Paired with the snacks: wild rice porridge bread, cultured butter, B & L charcuterie, kenery bean escabeche, carrot with pickled melon, mint and chili oil, beet walnut spread with pickled eggs kohl-slaw, roasted sweet potatoes (Part of the “snacks” below)
Domaine de la Pépière, ‘Clisson’ , Muscadet Sèvre-et-Maine, 2013
The classic pairing with muscadet are oysters. The first course did include some salt, seaweed, crab. Muscadets are a versatile wine, the lemon, the minerality, the acidity worked with the beet, and the greens as well. The grapes are grown on a particular plot of granite and the winemaker, Marc Ollivier farms organically which was quite appropriate for this dinner. This was a delicious wine full of nuance.

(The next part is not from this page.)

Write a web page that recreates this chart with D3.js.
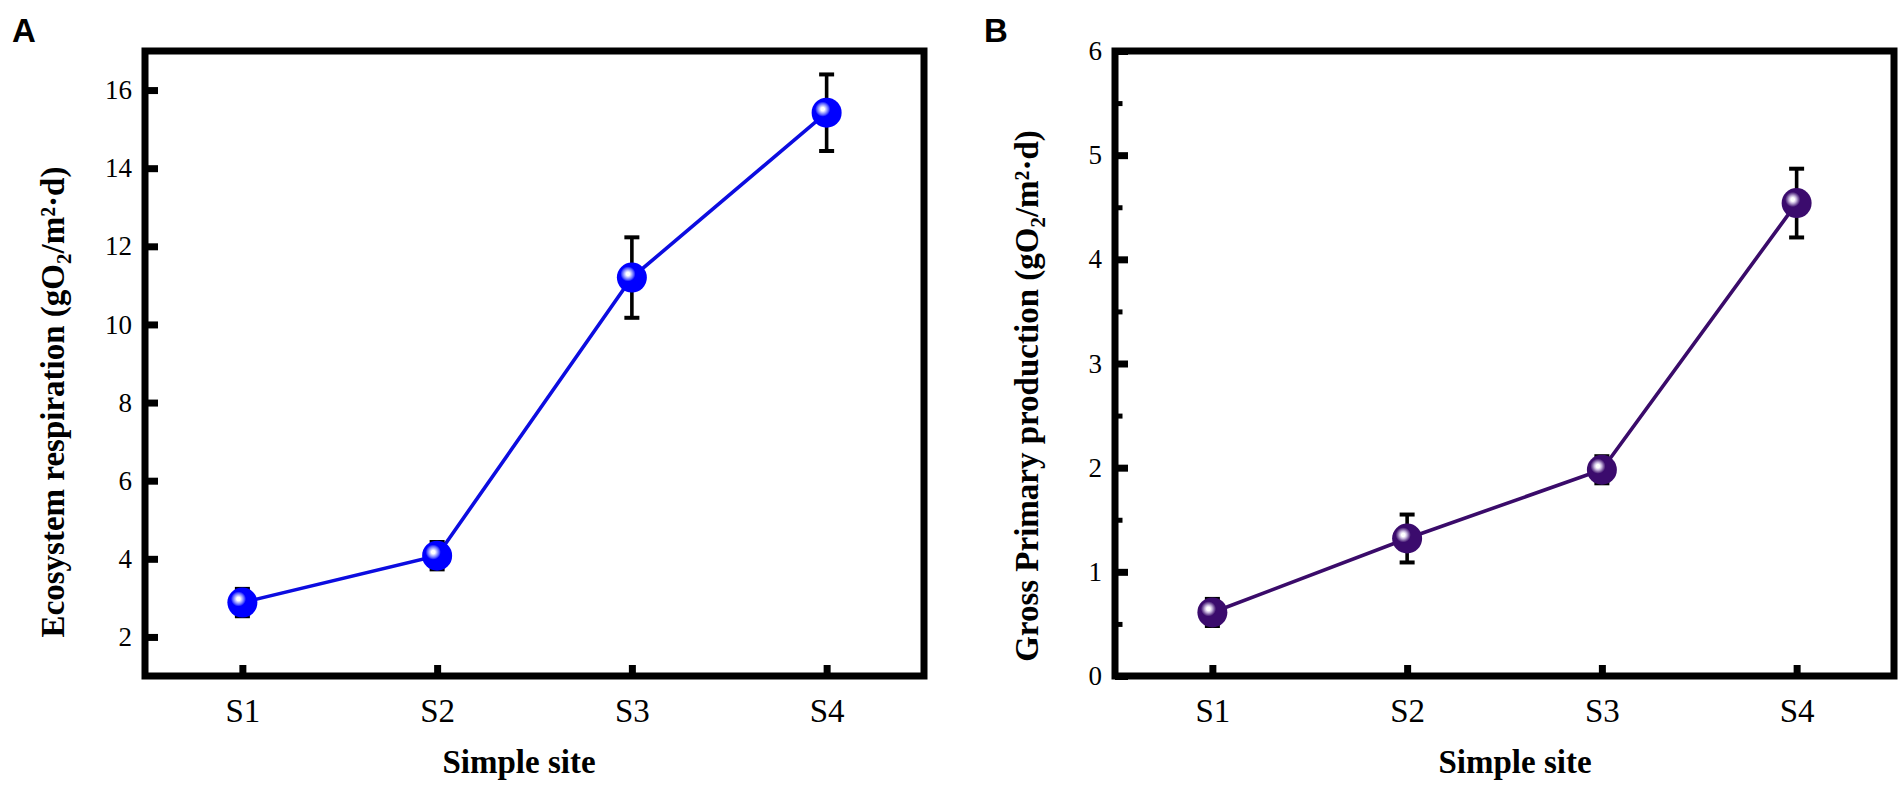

Paired with the First course: garlic greens, miso, white beans, turmeric sweet potato bread, seaweed butter, buttermilk smoked beets, elderflower and crab with a gnocchi.
Do Ferreiro, Albariño, Galicia, Spain 2014
Albariños are bright, fresh, wines with the hint of the ocean and underlying spice. The subtle spice notes are probably what paired best with the chili and jalapeno accents in the dishes of the second course. Indigenous yeasts and farmed organically.
The Second Course: Marinated bok chop, fried beans, jalapeño smoked white bean soup, chicharron, chili oil wild, rice porridge, bekana (chinese cabbage), egg yolk
Domaine Yohan Lardy, ‘Le Vivier’, Fleurie, 2014
Having visited the region of the Beaujolais Cru, I learned first hand how versatile and how many forms gamay can take in the wines. When in doubt with what wine to choose and it involves a little meat, vegetables, a beaujolais cru wine will fit the bill and this Fleurie did. Yohan Lardy,the winemaker quoted on the Terroir Originals site, “Every day in my vineyards, I work with and in respect of nature in order to express my terroir the most naturally and purely possible”. I would say that Vicki has the same respect for the land in terms of growing vegetables.
Paired with the Third Course: Long cooked cabbage, pork, sweet potato cured trout, celtuce, mustard green aguachile and charred onion oil, grilled carrots, black garlic, kale and fermented mushroom. (not pictured the cabbage and pork)
(From the Charles Neal website) Whereas Cognac has Pineau des Charentes, Armagnac has Floc de Gascogne and Calvados has Pommeau de Normandie, the Jurasic version is called Macvin du Jura. Here, producers use a blend of 2/3 unfermented juice which is muted with a third Marc (the distilled lees and the French equivalent to grappa), which prevents the fermentation of the sugars and stabilizes the alcohol at 18%. It is aged in well-seasoned 228-liter casks and is most commonly drunk as an apéritif.
I welcomed this Macvin because as you may have picked up, there was a lot of great food and I needed something to kind of cut through it all yet make room for dessert. I ended up taking home a full bag of “leftovers”. Macvin is slightly sweet, bright, fresh with slight bitter notes.
The Fourth Course Sweets: Carrot Cake, egg yolk frosting, whiskey glazed doughnuts, tapioca pudding, fruit, almond, cookie. If Chef Abra Berens serves the tapioca dessert at Stock Cafe at Local Foods, order it immediately, it was so good. The rest of the items were packaged up.
All these wines worked really well and I enjoyed them immensely. The Jura, Muscadet, Rias Baixas and Beaujolais are all wine regions to know better and keep in mind when a farm dinner is on the schedule, your vegetarian friends visit or you have started that “eat lighter” regime. From the picture above, I was not exactly eating lighter but that is where the Macvin fit in!
For me, there is a sense of harmony with the meal when the food and wines are in sync with each other from a growing perspective as well as a tasting one. The chefs, farmer Vicki and the makers of the wines all had a tremendous respect for nature. I think that environmental stewardship comes out in the flavor of the wines and the vegetables. We just have to hope that nature is kinder to Vicki and her farm in the coming year!!